* Data supplied

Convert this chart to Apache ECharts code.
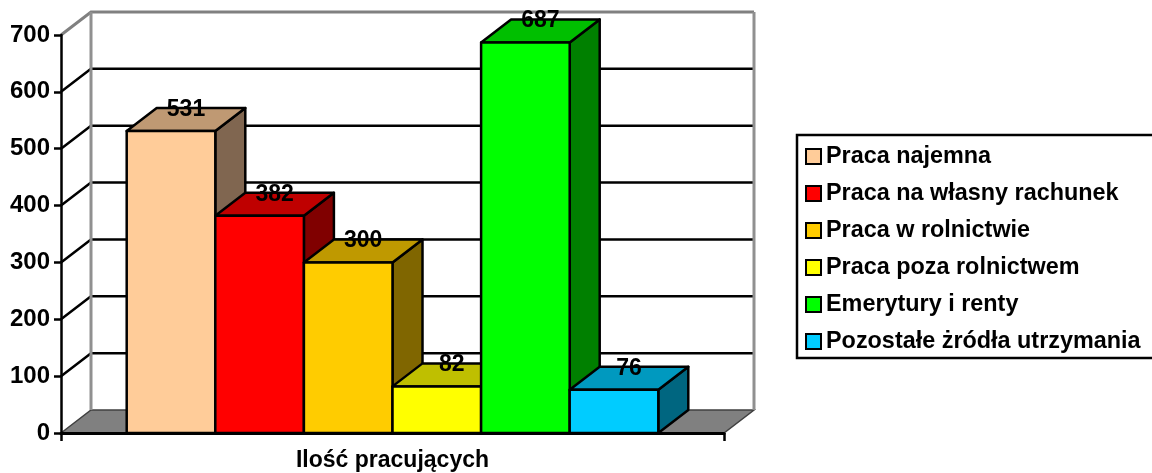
<!DOCTYPE html>
<html><head><meta charset="utf-8">
<style>html,body{margin:0;padding:0;background:#fff;overflow:hidden}#c{width:1152px;height:473px}</style>
<script src="https://cdn.jsdelivr.net/npm/echarts@6/dist/echarts.min.js"></script>
</head><body><div id="c"></div>
<script>
const categories = ['Ilość pracujących'];
const seriesNames = ['Praca najemna','Praca na własny rachunek','Praca w rolnictwie','Praca poza rolnictwem','Emerytury i renty','Pozostałe żródła utrzymania'];
const seriesValues = [531,382,300,82,687,76];
const seriesColors = ['#FFCC99','#FF0000','#FFCC00','#FFFF00','#00FF00','#00CCFF'];
const topColors = ['#BF9973','#BF0000','#BF9900','#BFBF00','#00BF00','#0099BF'];
const sideColors = ['#806650','#800000','#806600','#808000','#008000','#006680'];
const yTicks = [0,100,200,300,400,500,600,700];

const DX = 30, DY = -23;
const FONT = '"Liberation Sans", Arial, sans-serif';
const BAR_SHARE = 88.6 / 663;
const line = (pts, color, w, z2) => ({type:'polyline', z2:z2||0, shape:{points:pts}, style:{fill:null, stroke:color, lineWidth:w}});

function renderWalls(params, api) {
  const v = api.value(0);
  const p = api.coord([0, v]);
  const half = api.size([1, 0])[0] / 2;
  const xL = p[0] - half, xR = p[0] + half, y = p[1];
  const children = [];
  if (v === 0) {
    children.push({type:'polygon', shape:{points:[[xL,y],[xL+DX,y+DY],[xR+DX,y+DY],[xR,y]]},
      style:{fill:'#808080', stroke:'#404040', lineWidth:1.5}});
    return {type:'group', children};
  }
  const top = v === yTicks[yTicks.length-1];
  const c = top ? '#808080' : '#000';
  children.push(line([[xL,y],[xL+DX,y+DY],[xR+DX,y+DY]], c, top ? 3 : 2.5));
  if (top) {
    const base = api.coord([0, 0])[1];
    children.push(line([[xL+DX,y+DY],[xL+DX,base+DY]], '#909090', 3, 2));
    children.push(line([[xR+DX,y+DY],[xR+DX,base+DY]], '#909090', 3, 2));
  }
  return {type:'group', children};
}

const renderBar = i => (params, api) => {
  const val = api.value(1);
  const c = api.coord([0, val]), b = api.coord([0, 0]);
  const total = api.size([1, 0])[0];
  const w = total * BAR_SHARE;
  const x0 = c[0] + (i - seriesValues.length / 2) * w, x1 = x0 + w, yT = c[1], yB = b[1];
  const st = fill => ({fill, stroke:'#000', lineWidth:2.5, lineJoin:'round'});
  return {type:'group', children:[
    {type:'polygon', shape:{points:[[x1,yT],[x1+DX,yT+DY],[x1+DX,yB+DY],[x1,yB]]}, style:st(sideColors[i])},
    {type:'polygon', shape:{points:[[x0,yT],[x0+DX,yT+DY],[x1+DX,yT+DY],[x1,yT]]}, style:st(topColors[i])},
    {type:'rect', shape:{x:x0,y:yT,width:w,height:yB-yT}, style:st(seriesColors[i])},
    {type:'text', z2:100, style:{x:x0+w/2+DX/2, y:yT+DY+1.5, text:String(val), fill:'#000',
      font:'bold 23px '+FONT, align:'center', verticalAlign:'middle'}}
  ]};
};

const series = [{
  type:'custom', name:'__walls', silent:true, z:1, clip:false,
  renderItem:renderWalls, data:yTicks.map(t=>[t]), encode:{y:0}
}].concat(seriesNames.map((name,i)=>({
  type:'custom', name, z:3+i, clip:false, silent:true,
  itemStyle:{color:seriesColors[i]},
  renderItem:renderBar(i),
  data:[[0,seriesValues[i]]], encode:{x:0,y:1}
})));

const chart = echarts.init(document.getElementById('c'), null, {renderer:'canvas'});
chart.setOption({
  animation:false,
  backgroundColor:'#fff',
  grid:{left:61, top:35, width:663, height:398},
  xAxis:{type:'category', data:categories, z:20,
    axisLine:{lineStyle:{color:'#000', width:3}},
    axisTick:{show:true, length:8, lineStyle:{color:'#000', width:2.5}},
    axisLabel:{color:'#000', fontFamily:FONT, fontWeight:'bold', fontSize:23, margin:16},
    splitLine:{show:false}},
  yAxis:{type:'value', min:0, max:700, interval:100, z:20,
    axisLine:{show:true, lineStyle:{color:'#000', width:2.5}},
    axisTick:{show:true, length:7, lineStyle:{color:'#000', width:2.5}},
    axisLabel:{color:'#000', fontFamily:FONT, fontWeight:'bold', fontSize:24, margin:11},
    splitLine:{show:false}},
  legend:{orient:'vertical', left:797, top:135, data:seriesNames, icon:'rect',
    itemWidth:15, itemHeight:15, itemGap:14, padding:[10,16,5,8],
    selectedMode:false, borderColor:'#000', borderWidth:2.5, backgroundColor:'#fff',
    itemStyle:{borderColor:'#000', borderWidth:2},
    textStyle:{color:'#000', fontFamily:FONT, fontWeight:'bold', fontSize:23.4, lineHeight:22}},
  series
});
</script></body></html>
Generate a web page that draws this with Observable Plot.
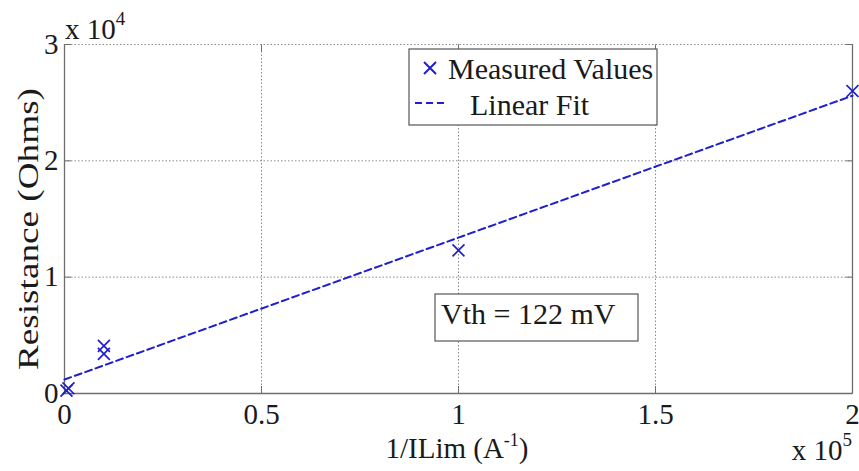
<!DOCTYPE html>
<html><head><meta charset="utf-8">
<script src="https://cdn.jsdelivr.net/npm/d3@7"></script>
<script src="https://cdn.jsdelivr.net/npm/@observablehq/plot@0.6"></script>
<style>body{margin:0;background:#fff} svg{display:block}</style>
</head><body><div id="chart"></div>
<script>
const measuredX = [500, 1000, 10000, 10000, 100000, 200000];
const measuredY = [250, 450, 3400, 4100, 12300, 26000];
const fitX = [0, 200000];
const fitY = [1200, 25600];
const xTicks = [0, 50000, 100000, 150000, 200000];
const xTickLabels = ["0", "0.5", "1", "1.5", "2"];
const yTicks = [0, 10000, 20000, 30000];
const yTickLabels = ["0", "1", "2", "3"];
const legendLabels = ["Measured Values", "Linear Fit"];
const annotation = "Vth = 122 mV";

const measured = measuredX.map((x, i) => ({x, y: measuredY[i]}));
const fit = fitX.map((x, i) => ({x, y: fitY[i]}));

const blue = "#1f1fcf";
const axisColor = "#6e6e6e";
const gridColor = "#8a8a8a";
const font = "'Liberation Serif', 'Times New Roman', serif";

const chart = Plot.plot({
  width: 859, height: 471,
  marginLeft: 64, marginRight: 7, marginTop: 44, marginBottom: 78,
  style: {fontFamily: font, fontSize: "29px", background: "#fff", color: "#1a1a1a", overflow: "visible"},
  x: {domain: [0, 200000]},
  y: {domain: [0, 30000]},
  marks: [
    Plot.gridX(xTicks.slice(1, -1), {stroke: gridColor, strokeOpacity: 1, strokeDasharray: "1.5,2"}),
    Plot.gridY(yTicks.slice(1), {stroke: gridColor, strokeOpacity: 1, strokeDasharray: "1.5,2"}),
    Plot.ruleY([0], {stroke: axisColor, strokeWidth: 1.3}),
    Plot.ruleX([0], {stroke: axisColor, strokeWidth: 1.3}),
    Plot.ruleX([200000], {stroke: axisColor, strokeWidth: 1.3}),
    Plot.axisX(xTicks, {tickSize: -7, tickFormat: () => "", label: null, stroke: axisColor}),
    Plot.axisX(xTicks, {anchor: "top", tickSize: -7, tickFormat: () => "", label: null, stroke: axisColor}),
    Plot.axisY(yTicks, {tickSize: -7, tickFormat: () => "", label: null, stroke: axisColor}),
    Plot.axisY(yTicks, {anchor: "right", tickSize: -7, tickFormat: () => "", label: null, stroke: axisColor}),
    Plot.axisX(xTicks, {tickSize: 0, tickPadding: 10, tickFormat: d => xTickLabels[xTicks.indexOf(d)], label: null, fill: "#1a1a1a"}),
    Plot.axisY(yTicks, {tickSize: 0, tickPadding: 6, tickFormat: d => yTickLabels[yTicks.indexOf(d)], label: null, fill: "#1a1a1a"}),
    Plot.line(fit, {x: "x", y: "y", stroke: blue, strokeWidth: 2, strokeDasharray: "7,4"}),
    Plot.dot(measured, {x: "x", y: "y", symbol: "times", r: 5.5, stroke: blue, strokeWidth: 1.7})
  ]
});
document.getElementById("chart").appendChild(chart);

const svg = d3.select(chart);
const T = (sel) => sel.attr("font-family", font).attr("fill", "#1a1a1a").attr("text-anchor", "start");

// Y axis label
T(svg.append("text"))
  .attr("transform", "translate(38,229) rotate(-90)")
  .attr("text-anchor", "middle").attr("font-size", 29)
  .attr("textLength", 282).attr("lengthAdjust", "spacingAndGlyphs")
  .text("Resistance (Ohms)");

// X axis label
const xl = T(svg.append("text")).attr("x", 457).attr("y", 458)
  .attr("text-anchor", "middle").attr("font-size", 29);
xl.append("tspan").text("1/ILim (A");
xl.append("tspan").attr("font-size", 18).attr("dy", -12).text("-1");
xl.append("tspan").attr("dy", 12).text(")");

// Exponent labels
const e4 = T(svg.append("text")).attr("x", 65).attr("y", 39).attr("font-size", 29);
e4.append("tspan").text("x 10");
e4.append("tspan").attr("font-size", 19).attr("dy", -14).text("4");
const e5 = T(svg.append("text")).attr("x", 852).attr("y", 460).attr("text-anchor", "end").attr("font-size", 29);
e5.append("tspan").text("x 10");
e5.append("tspan").attr("font-size", 19).attr("dy", -14).text("5");

// Legend
const lg = svg.append("g");
lg.append("rect").attr("x", 409).attr("y", 49).attr("width", 248).attr("height", 76)
  .attr("fill", "#fff").attr("stroke", "#555").attr("stroke-width", 1.2);
lg.append("path").attr("d", "M424,62L436,74M436,62L424,74").attr("stroke", blue).attr("stroke-width", 2);
T(lg.append("text")).attr("x", 448).attr("y", 79).attr("font-size", 30).text(legendLabels[0]);
lg.append("line").attr("x1", 415).attr("x2", 447).attr("y1", 103).attr("y2", 103)
  .attr("stroke", blue).attr("stroke-width", 2).attr("stroke-dasharray", "7,4");
T(lg.append("text")).attr("x", 470).attr("y", 115).attr("font-size", 30).text(legendLabels[1]);

// Annotation box
const ab = svg.append("g");
ab.append("rect").attr("x", 435).attr("y", 294).attr("width", 203).attr("height", 47)
  .attr("fill", "#fff").attr("stroke", "#555").attr("stroke-width", 1.2);
T(ab.append("text")).attr("x", 441).attr("y", 324).attr("font-size", 30).text(annotation);
</script>
</body></html>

* Exercise instructions
Take the material above from its first line through the line holding "const line = (pts, color, w, z2)" and set it down exactly, without the pictures.

* Exercise answer
Convert this chart to Apache ECharts code.
<!DOCTYPE html>
<html><head><meta charset="utf-8">
<style>html,body{margin:0;padding:0;background:#fff;overflow:hidden}#c{width:1152px;height:473px}</style>
<script src="https://cdn.jsdelivr.net/npm/echarts@6/dist/echarts.min.js"></script>
</head><body><div id="c"></div>
<script>
const categories = ['Ilość pracujących'];
const seriesNames = ['Praca najemna','Praca na własny rachunek','Praca w rolnictwie','Praca poza rolnictwem','Emerytury i renty','Pozostałe żródła utrzymania'];
const seriesValues = [531,382,300,82,687,76];
const seriesColors = ['#FFCC99','#FF0000','#FFCC00','#FFFF00','#00FF00','#00CCFF'];
const topColors = ['#BF9973','#BF0000','#BF9900','#BFBF00','#00BF00','#0099BF'];
const sideColors = ['#806650','#800000','#806600','#808000','#008000','#006680'];
const yTicks = [0,100,200,300,400,500,600,700];

const DX = 30, DY = -23;
const FONT = '"Liberation Sans", Arial, sans-serif';
const BAR_SHARE = 88.6 / 663;
const line = (pts, color, w, z2) => ({type:'polyline', z2:z2||0, shape:{points:pts}, style:{fill:null, stroke:color, lineWidth:w}});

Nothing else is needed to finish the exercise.